Hirngespinster: Coming-of-Age- und Familiendrama um den Sohn eines Schizophrenen zwischen Pflichtgefühl und Selbtsverwirklichung.
Tobias Moretti behindert als psychisch Kranker die Selbstverwirklichung seines pflichtbewussten Sohns.
Wie es sich mit einem schizophrenen Vater lebt, der partout keine Einsicht in seine Krankheit entwickeln will, aber dafür auf Nachbarn und die Polizei mit der Axt losgeht, vergegenwärtigt Christian Bachs selbstverfasster Erstling, der die Leidensgeschichte einer Familie erzählt. Besonders ein in körperlicher wie schauspielerischer Topform befindlicher Tobias Moretti („
Das finstere Tal„), dessen durchdringender Blick als Psychotiker durch Mark und Bein geht, sowie Nachwuchsschauspieler Jonas Nay („
Dear Courtney„) als sein zwischen Loyalität und Erwachsenwerden zerrissener Filmsohn Simon bringen die paradoxen Emotionen in dem konzentrierten, aber auch untertourigen Film auf den Punkt. Der Bayerische Filmpreis für Beider darstellerische Leistung ist redlich verdient.

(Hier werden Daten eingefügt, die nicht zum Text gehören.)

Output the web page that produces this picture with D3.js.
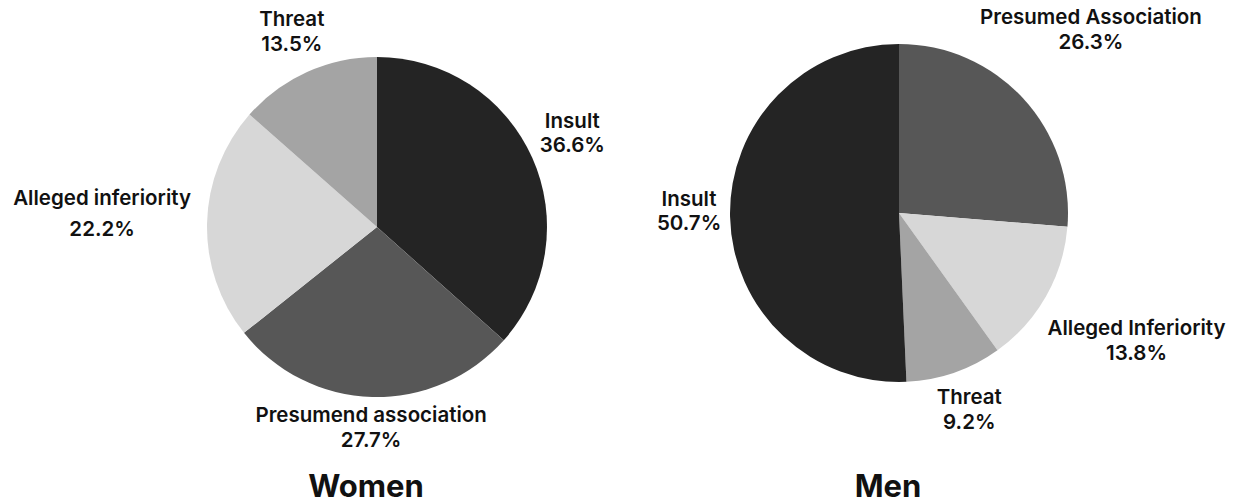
<!DOCTYPE html>
<html>
<head>
<meta charset="utf-8">
<script src="https://cdn.jsdelivr.net/npm/d3@7"></script>
<style>
  html, body { margin: 0; padding: 0; background: #fff; }
  svg text { font-family: Inter, "DejaVu Sans", sans-serif; fill: #111; }
  .slice-label { font-size: 20.5px; font-weight: 600; }
  .pie-title { font-size: 31px; font-weight: 700; }
</style>
</head>
<body>
<svg id="chart"></svg>
<script>
/* global d3 */
const WIDTH = 1236;
const HEIGHT = 504;

// women: slices clockwise from 12 o'clock
const womenLabels = ["Insult", "Presumend association", "Alleged inferiority", "Threat"];
const womenKeys = ["insult", "association", "inferiority", "threat"];
const womenValues = [36.6, 27.7, 22.2, 13.5];

// men
const menLabels = ["Presumed Association", "Alleged Inferiority", "Threat", "Insult"];
const menKeys = ["association", "inferiority", "threat", "insult"];
const menValues = [26.3, 13.8, 9.2, 50.7];

const pieTitles = ["Women", "Men"];

const colour = d3.scaleOrdinal()
  .domain(["insult", "association", "inferiority", "threat"])
  .range(["#242424", "#575757", "#d7d7d7", "#a4a4a4"]);

// layout of each pie (centre, radius, how far out each label sits)
const layout = [
  { cx: 377, cy: 227, r: 170, labelR: [214, 208, 275, 207], gap: [24, 25, 31, 25] },
  { cx: 899, cy: 213, r: 169, labelR: [261, 273, 215, 210], gap: [25, 25, 25, 24] }
];

const pies = [
  { labels: womenLabels, keys: womenKeys, values: womenValues },
  { labels: menLabels, keys: menKeys, values: menValues }
];

const fmt = v => d3.format(".1f")(v) + "%";

const $svg = d3.select('#chart')
  .attr('width', WIDTH)
  .attr('height', HEIGHT);

$svg.append('rect')
  .attr('width', WIDTH)
  .attr('height', HEIGHT)
  .attr('fill', '#fff');

const pie = d3.pie().sort(null).value(d => d.value);

pies.forEach((p, i) => {
  const L = layout[i];
  const rows = p.values.map((v, j) => ({ value: v, label: p.labels[j], key: p.keys[j], idx: j }));
  const arcs = pie(rows);

  const arc = d3.arc().innerRadius(0).outerRadius(L.r);

  const $g = $svg.append('g')
    .attr('class', 'pie')
    .attr('transform', `translate(${L.cx},${L.cy})`);

  $g.selectAll('path.slice')
    .data(arcs)
    .join('path')
    .attr('class', 'slice')
    .attr('d', arc)
    .attr('fill', d => colour(d.data.key));

  const $labels = $g.selectAll('text.slice-label')
    .data(arcs)
    .join('text')
    .attr('class', 'slice-label')
    .attr('text-anchor', 'middle')
    .attr('transform', d => {
      const R = L.labelR[d.data.idx];
      const [x, y] = d3.arc().innerRadius(R).outerRadius(R).centroid(d);
      return `translate(${x},${y})`;
    });

  $labels.append('tspan')
    .attr('x', 0)
    .attr('y', d => -L.gap[d.data.idx] / 2)
    .text(d => d.data.label);

  $labels.append('tspan')
    .attr('x', 0)
    .attr('y', d => L.gap[d.data.idx] / 2)
    .text(d => fmt(d.data.value));

  //TITLE
  $svg.append('text')
    .attr('class', 'pie-title')
    .attr('text-anchor', 'middle')
    .attr('x', L.cx - 11)
    .attr('y', 497)
    .text(pieTitles[i]);
});
</script>
</body>
</html>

Während die Mutter aus Liebe und Hilflosigkeit dazu schweigt und er die kleine Schwester vor tristen Wahrheiten zu beschützen versucht, vergisst Simon selbst zu leben. Anstatt auszuziehen, fährt der gut aussehende Einzelgänger den Schulbus und verzichtet darauf, sich von den beklemmenden Verhältnissen zu lösen, die ihn am Weiterkommen hindern. Sein verzögertes Coming of Age ist die Perspektive des Dramas, das die vielfältigen Folgen ausbreitet, wenn die Familie in ihrer Kleinstadt sozial ins Abseits gerät. Als Simon Verena trifft, eine junge Studentin im Wartesemester, würgen die paranoiden Anfälle seines Vaters die aufkeimende Liebe ab. Ferner hat Simon allen Grund zur Sorge, genetisch von der gleichen Krankheit gefährdet zu sein, die seinen Vater, einst ein Stararchitekt, so ruiniert. Simons Hin- und Hergerissensein, seine Wut auf andere, die ungerechten Vorwürfe des Vaters, der jede Hilfe rigoros verweigert, all das löst mehr Frust und Überforderung aus, als ein 23-Jähriger bewältigen kann.

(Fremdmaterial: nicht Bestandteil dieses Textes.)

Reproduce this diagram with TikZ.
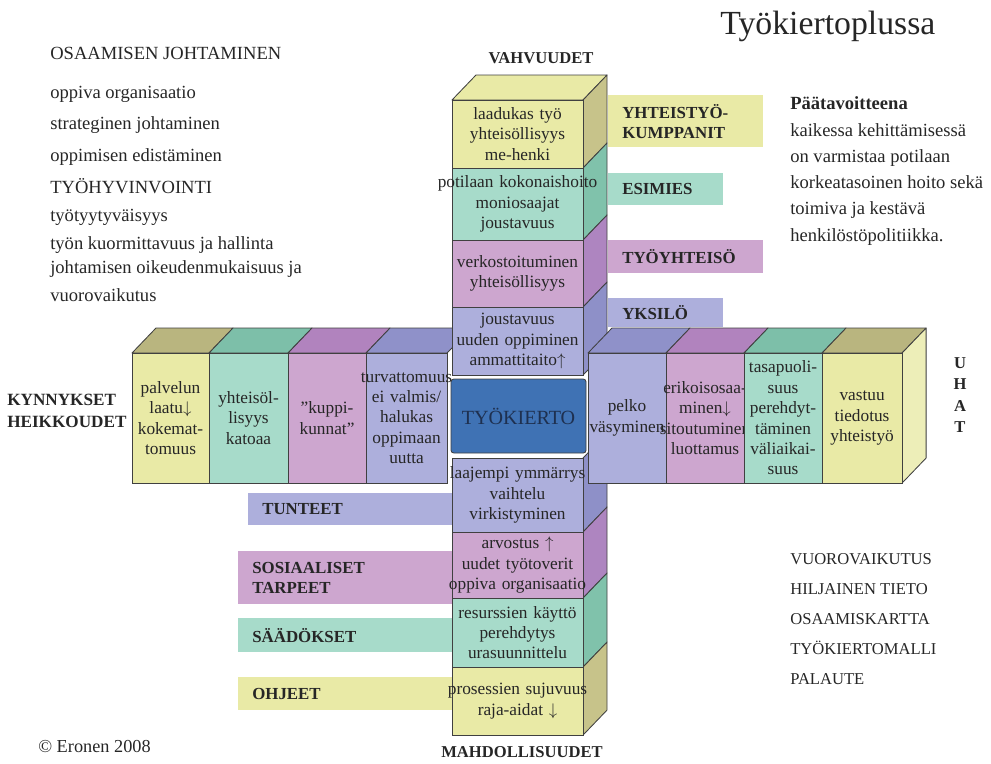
\documentclass[tikz,border=0pt]{standalone}
\usepackage{fontspec}
\setmainfont{Liberation Serif}
\usetikzlibrary{positioning, calc}

\definecolor{yelF}{HTML}{E9EAA6}
\definecolor{yelT}{HTML}{B9B57F}
\definecolor{yelS}{HTML}{C7C38A}
\definecolor{tealF}{HTML}{A7DBCA}
\definecolor{tealT}{HTML}{7DBFA9}
\definecolor{tealS}{HTML}{80C2AB}
\definecolor{pinkF}{HTML}{CDA6CF}
\definecolor{pinkT}{HTML}{B183BE}
\definecolor{pinkS}{HTML}{AE85C0}
\definecolor{blueF}{HTML}{ADAFDC}
\definecolor{blueT}{HTML}{8F91C9}
\definecolor{blueS}{HTML}{8E90C8}
\definecolor{kierto}{HTML}{3F72B4}
\definecolor{navy}{HTML}{1E3050}

\pgfdeclarelayer{faces}
\pgfsetlayers{faces,main}

\tikzstyle{cell} = [rectangle, draw=black!75, line width=0.6pt, inner sep=0pt, outer sep=0pt, align=center, text=black!85, font=\fontsize{12.3}{14.5}\selectfont]
\tikzstyle{sideface} = [draw=black!75, line width=0.6pt, line join=round]
\tikzstyle{tagbox} = [rectangle, anchor=north west, inner xsep=0.35cm, inner ysep=0pt, align=left, text=black!85, font=\bfseries\fontsize{12}{14.5}\selectfont]
\tikzstyle{txt} = [anchor=base west, inner sep=0pt, text=black!85, font=\fontsize{13.2}{16}\selectfont]
\tikzstyle{capt} = [inner sep=0pt, text=black!85, font=\bfseries\fontsize{11.8}{15}\selectfont]

\newcommand{\wideline}[1]{\makebox[\linewidth]{#1}}

\begin{document}
\begin{tikzpicture}[x=0.025cm, y=-0.025cm]
\useasboundingbox (0,0) rectangle (991,763);

% labels beside the column
\node (tunteet) [tagbox, fill=blueF, text width=4.6cm, minimum height=0.8cm] at (248,493) {TUNTEET};
\node (sosiaal) [tagbox, fill=pinkF, text width=4.85cm, minimum height=1.325cm] at (238,551) {SOSIAALISET\\TARPEET};
\node (saadok) [tagbox, fill=tealF, text width=4.85cm, minimum height=0.85cm] at (238,618) {SÄÄDÖKSET};
\node (ohjeet) [tagbox, fill=yelF, text width=4.85cm, minimum height=0.825cm] at (238,677) {OHJEET};
\node (kumpp) [tagbox, fill=yelF, text width=3.175cm, minimum height=1.3cm] at (608,95) {YHTEISTYÖ-\\KUMPPANIT};
\node (esimies) [tagbox, fill=tealF, text width=2.175cm, minimum height=0.8cm] at (608,173) {ESIMIES};
\node (tyoyht) [tagbox, fill=pinkF, text width=3.175cm, minimum height=0.825cm] at (608,240) {TYÖYHTEISÖ};
\node (yksilo) [tagbox, fill=blueF, text width=2.175cm, minimum height=0.725cm] at (608,298) {YKSILÖ};

% left bar
\node (l1) [cell, fill=yelF, text width=1.925cm, minimum height=3.25cm, anchor=north west] at (132,353) {palvelun\\laatu$\downarrow$\\kokemat-\\tomuus};
\node (l2) [cell, fill=tealF, text width=1.975cm, minimum height=3.25cm, right=0pt of l1] {yhteisöl-\\lisyys\\katoaa};
\node (l3) [cell, fill=pinkF, text width=1.95cm, minimum height=3.25cm, right=0pt of l2] {”kuppi-\\kunnat”};
\node (l4) [cell, fill=blueF, text width=2.025cm, minimum height=3.25cm, right=0pt of l3] {\wideline{turvattomuus}\\ei valmis/\\halukas\\oppimaan\\uutta};
\begin{pgfonlayer}{faces}
\foreach \n/\c in {l1/yelT, l2/tealT, l3/pinkT, l4/blueT}
  \filldraw[sideface, fill=\c] (\n.north west) -- ++(24,-25) -- ($(\n.north east)+(24,-25)$) -- (\n.north east) -- cycle;
\end{pgfonlayer}

% lower column
\node (w1) [cell, fill=blueF, text width=3.275cm, minimum height=1.85cm, anchor=north west] at (452,458) {\wideline{laajempi ymmärrys}\\vaihtelu\\virkistyminen};
\node (w2) [cell, fill=pinkF, text width=3.275cm, minimum height=1.65cm, below=0pt of w1] {arvostus $\uparrow$\\uudet työtoverit\\\wideline{oppiva organisaatio}};
\node (w3) [cell, fill=tealF, text width=3.275cm, minimum height=1.725cm, below=0pt of w2] {resurssien käyttö\\perehdytys\\urasuunnittelu};
\node (w4) [cell, fill=yelF, text width=3.275cm, minimum height=1.7cm, below=0pt of w3] {\wideline{prosessien sujuvuus}\\raja-aidat $\downarrow$};
\begin{pgfonlayer}{faces}
\foreach \n/\c in {w1/blueS, w2/pinkS, w3/tealS, w4/yelS}
  \filldraw[sideface, fill=\c] (\n.north east) -- ++(24,-25) -- ($(\n.south east)+(24,-25)$) -- (\n.south east) -- cycle;
\end{pgfonlayer}

% upper column
\node (v1) [cell, fill=yelF, text width=3.275cm, minimum height=1.7cm, anchor=north west] at (452,100) {laadukas työ\\yhteisöllisyys\\me-henki};
\node (v2) [cell, fill=tealF, text width=3.275cm, minimum height=1.8cm, below=0pt of v1] {\wideline{potilaan kokonaishoito}\\moniosaajat\\joustavuus};
\node (v3) [cell, fill=pinkF, text width=3.275cm, minimum height=1.675cm, below=0pt of v2] {verkostoituminen\\yhteisöllisyys};
\node (v4) [cell, fill=blueF, text width=3.275cm, minimum height=1.7cm, below=0pt of v3] {joustavuus\\\wideline{uuden oppiminen}\\ammattitaito$\uparrow$};
\begin{pgfonlayer}{faces}
\filldraw[sideface, fill=yelF] (v1.north west) -- ++(24,-25) -- ($(v1.north east)+(24,-25)$) -- (v1.north east) -- cycle;
\foreach \n/\c in {v1/yelS, v2/tealS, v3/pinkS, v4/blueS}
  \filldraw[sideface, fill=\c] (\n.north east) -- ++(24,-25) -- ($(\n.south east)+(24,-25)$) -- (\n.south east) -- cycle;
\end{pgfonlayer}

% centre
\node (kierto) [cell, fill=kierto, rounded corners=2pt, text width=3.375cm, minimum height=1.85cm, anchor=north west, text=navy, font=\fontsize{14.3}{16}\selectfont] at (451,379) {TYÖKIERTO};

% right bar
\node (r1) [cell, fill=blueF, text width=1.95cm, minimum height=3.25cm, anchor=north west] at (588,353) {pelko\\\wideline{väsyminen}};
\node (r2) [cell, fill=pinkF, text width=1.95cm, minimum height=3.25cm, right=0pt of r1] {\wideline{erikoisosaa-}\\minen$\downarrow$\\\wideline{sitoutuminen}\\luottamus};
\node (r3) [cell, fill=tealF, text width=1.95cm, minimum height=3.25cm, right=0pt of r2] {tasapuoli-\\suus\\perehdyt-\\täminen\\väliaikai-\\suus};
\node (r4) [cell, fill=yelF, text width=2.0cm, minimum height=3.25cm, right=0pt of r3] {vastuu\\tiedotus\\yhteistyö};
\begin{pgfonlayer}{faces}
\foreach \n/\c in {r1/blueT, r2/pinkT, r3/tealT, r4/yelT}
  \filldraw[sideface, fill=\c] (\n.north west) -- ++(24,-25) -- ($(\n.north east)+(24,-25)$) -- (\n.north east) -- cycle;
\filldraw[sideface, fill=yelF!80!white] (r4.north east) -- ++(24,-25) -- ($(r4.south east)+(24,-25)$) -- (r4.south east) -- cycle;
\end{pgfonlayer}

% headings
\node (vahv) [capt] at (541,58) {VAHVUUDET};
\node (mahd) [capt] at (522,752) {MAHDOLLISUUDET};
\node (kynn) [capt, anchor=west, align=left, font=\bfseries\fontsize{12.2}{15.6}\selectfont] at (7,411) {KYNNYKSET\\HEIKKOUDET};
\node (uhat) [capt, align=center, font=\bfseries\fontsize{11.8}{15.2}\selectfont] at (960,395) {U\\H\\A\\T};
\node (otsikko) [txt, anchor=west, font=\fontsize{24}{28}\selectfont] at (720,26) {Työkiertoplussa};
\node (tekija) [txt, font=\fontsize{13}{15}\selectfont] at (38,752) {© Eronen 2008};

% left text
\node (osaam) [txt] at (50,59) {OSAAMISEN JOHTAMINEN};
\foreach \t/\y [count=\i] in {oppiva organisaatio/98, strateginen johtaminen/129, oppimisen edistäminen/161, TYÖHYVINVOINTI/193, työtyytyväisyys/221, työn kuormittavuus ja hallinta/249, johtamisen oikeudenmukaisuus ja/273, vuorovaikutus/301}
  \node (vas\i) [txt] at (50,\y) {\t};

% right text
\node (paa) [txt, font=\bfseries\fontsize{13.2}{16}\selectfont] at (790,109) {Päätavoitteena};
\foreach \t/\y [count=\i] in {kaikessa kehittämisessä/136, on varmistaa potilaan/162, korkeatasoinen hoito sekä/188, toimiva ja kestävä/214, henkilöstöpolitiikka./241}
  \node (oik\i) [txt] at (790,\y) {\t};

% lower right list
\foreach \t/\y [count=\i] in {VUOROVAIKUTUS/564, HILJAINEN TIETO/594, OSAAMISKARTTA/624, TYÖKIERTOMALLI/654, PALAUTE/684}
  \node (lista\i) [txt, font=\fontsize{11.8}{14}\selectfont] at (790,\y) {\t};
\end{tikzpicture}
\end{document}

Realistisch und ohne je ins Spekulative zu wechseln zeichnet Bach diese Rolle als Geisel eines Rücksichtslosen nach, der mit Folien Spionagesatelliten abwehren will, aber ebenso einer ist, mit dem Verbundenheit besteht. Auch daraus speist sich die berechtigte Hoffnung, dass man nicht für immer an jemand gefesselt ist, der sich und seine Nächsten gefährdet. tk.